Here are the other storage rules I follow religiously now. Mushrooms go in a paper bag, never plastic. Plastic traps moisture, and mushrooms are about ninety percent water already. In a sealed plastic container, they steam themselves into slime within two days. In a paper bag, they breathe and stay firm for up to a week.

Herbs get treated like cut flowers. I trim the stems, put them in a jar with an inch of water, and cover loosely with a plastic bag. Cilantro, parsley, and basil will last two weeks this way. Basil is the exception to refrigeration. It turns black in the cold. Keep basil on the counter like a bouquet.

Long-Term Prevention Tips

Berries get a vinegar bath. I soak strawberries, blueberries, and raspberries in a solution of one part white vinegar to three parts water for about five minutes, then rinse thoroughly and dry completely before refrigerating. The vinegar kills mold spores that are already on the berries. I’ve had strawberries last ten days without a single moldy one using this method.

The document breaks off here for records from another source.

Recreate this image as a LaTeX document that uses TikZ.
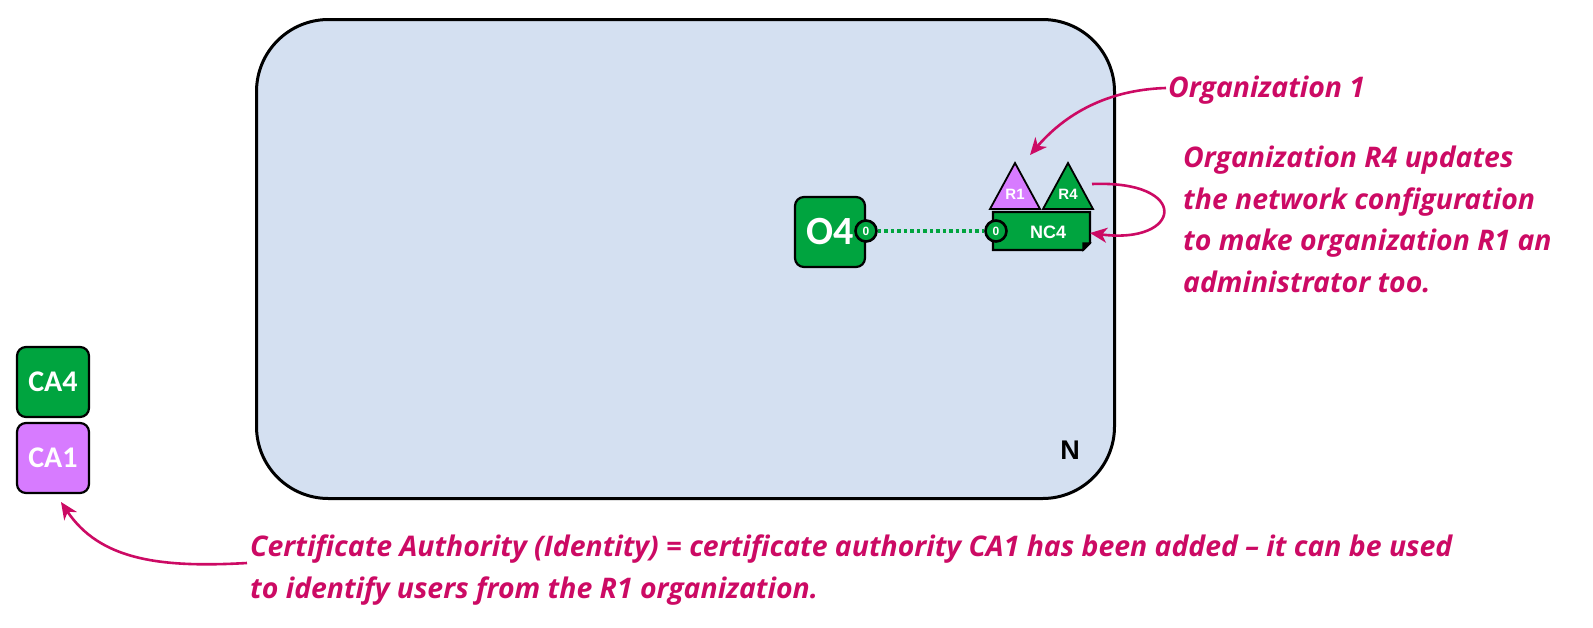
\documentclass[tikz,border=0pt]{standalone}
\usepackage{fontspec}
\setmainfont{Open Sans}
\newfontfamily\carl{Carlito}
\newfontfamily\lib{Liberation Sans}
\usetikzlibrary{arrows.meta}
\definecolor{netblue}{HTML}{D4E0F1}
\definecolor{ogreen}{HTML}{00A43F}
\definecolor{opurple}{HTML}{D77BFF}
\definecolor{mag}{HTML}{CC0A64}
\tikzset{
  box/.style={draw=black, line width=2.2pt, rounded corners=9pt, minimum width=70pt, minimum height=70pt, inner sep=0pt, text=white},
  port/.style={circle, draw=black, line width=2.6pt, fill=ogreen, minimum size=21pt, inner sep=0pt, text=white, font=\lib\bfseries\fontsize{12}{12}\selectfont},
  note/.style={text=mag, font=\bfseries\itshape\fontsize{28.4}{41.5}\selectfont, align=left, inner sep=0pt},
  callout/.style={draw=mag, line width=2.6pt, -{Stealth[length=17pt,width=15pt,inset=5pt]}},
  tri/.style={draw=black, line width=1.8pt},
}
\begin{document}
\begin{tikzpicture}[x=1pt,y=-1pt]
\useasboundingbox (0,0) rectangle (1593,627);
% network
\node[draw=black, line width=3pt, fill=netblue, rounded corners=72pt, minimum width=858pt, minimum height=479pt, anchor=north west, inner sep=0pt] (net) at (255,18) {};
\node[font=\lib\bfseries\fontsize{27}{27}\selectfont, anchor=center] (nlab) at (1070,450) {N};
% O4
\node[box, fill=ogreen, font=\carl\bfseries\fontsize{40}{40}\selectfont] (o4) at (830,232) {O4};
\node[port] (p1) at (866,231) {0};
% NC4
\draw[line width=2.2pt, fill=ogreen] (993,212) -- (1090,212) -- (1090,243) -- (1083,250) -- (993,250) -- cycle;
\draw[line width=1.4pt, fill=black] (1090,243) -- (1083,243) -- (1083,250) -- cycle;
\node[text=white, font=\lib\bfseries\fontsize{18}{18}\selectfont] (nc4) at (1048,232) {NC4};
\coordinate (nc4r) at (1090,233);
\node[port] (p2) at (996,231) {0};
\draw[ogreen, line width=3.5pt, dash pattern=on 3.5pt off 3pt] (p1) -- (p2);
% triangles
\draw[tri, fill=opurple] (990,209) -- (1015,163) -- (1040,209) -- cycle;
\node[text=white, font=\lib\bfseries\fontsize{15}{15}\selectfont] (r1) at (1015,194) {R1};
\draw[tri, fill=ogreen] (1043,209) -- (1068,163) -- (1093,209) -- cycle;
\node[text=white, font=\lib\bfseries\fontsize{15}{15}\selectfont] (r4) at (1068,194) {R4};
\coordinate (r4r) at (1092,184);
\coordinate (r1t) at (1030,155);
% CAs
\node[box, fill=ogreen, minimum width=72pt, font=\carl\bfseries\fontsize{30}{30}\selectfont] (ca4) at (53,382) {CA4};
\node[box, fill=opurple, minimum width=72pt, font=\carl\bfseries\fontsize{30}{30}\selectfont] (ca1) at (53,458) {CA1};
\coordinate (ca1b) at (61,502);
% notes
\node[note, anchor=base west] (org1) at (1168,97) {Organization 1};
\node[note, anchor=base west] (upd) at (1183,292) {Organization R4 updates\\the network configuration\\to make organization R1 an\\administrator too.};
\node[note, anchor=base west] (cert) at (250,598) {Certificate Authority (Identity) = certificate authority CA1 has been added – it can be used\\to identify users from the R1 organization.};
\coordinate (org1s) at (1166,88);
\coordinate (certs) at (247,563);
% callouts
\draw[callout] (org1s) .. controls (1100,90) and (1060,120) .. (r1t);
\draw[callout] (r4r) .. controls (1192,180) and (1182,245) .. (nc4r);
\draw[callout] (certs) .. controls (160,568) and (100,560) .. (ca1b);
\end{tikzpicture}
\end{document}
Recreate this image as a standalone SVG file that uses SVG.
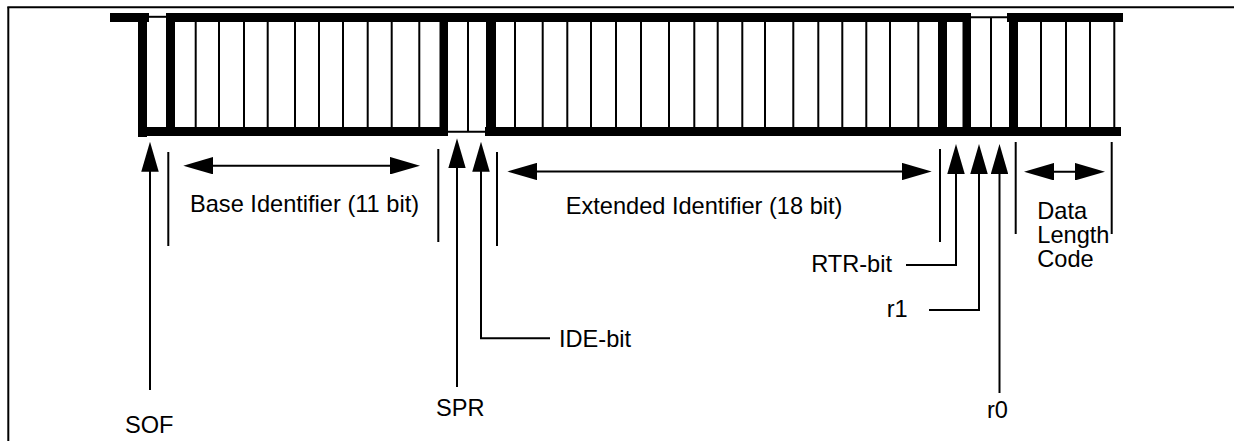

Potatoes and onions should be stored separately, in a cool dark place, not the refrigerator. Potatoes get mealy and sweet in the cold. Onions soften. Both last weeks in a dark pantry. But do not store them together. Onions emit moisture and gases that accelerate potato sprouting.

These changes cost me nothing. They changed nothing about what I buy or how I cook. They only changed where things go when I get home from the store. I now waste maybe five dollars of produce a month instead of seventy, and that’s mostly just the occasional forgotten cucumber at the back of the drawer.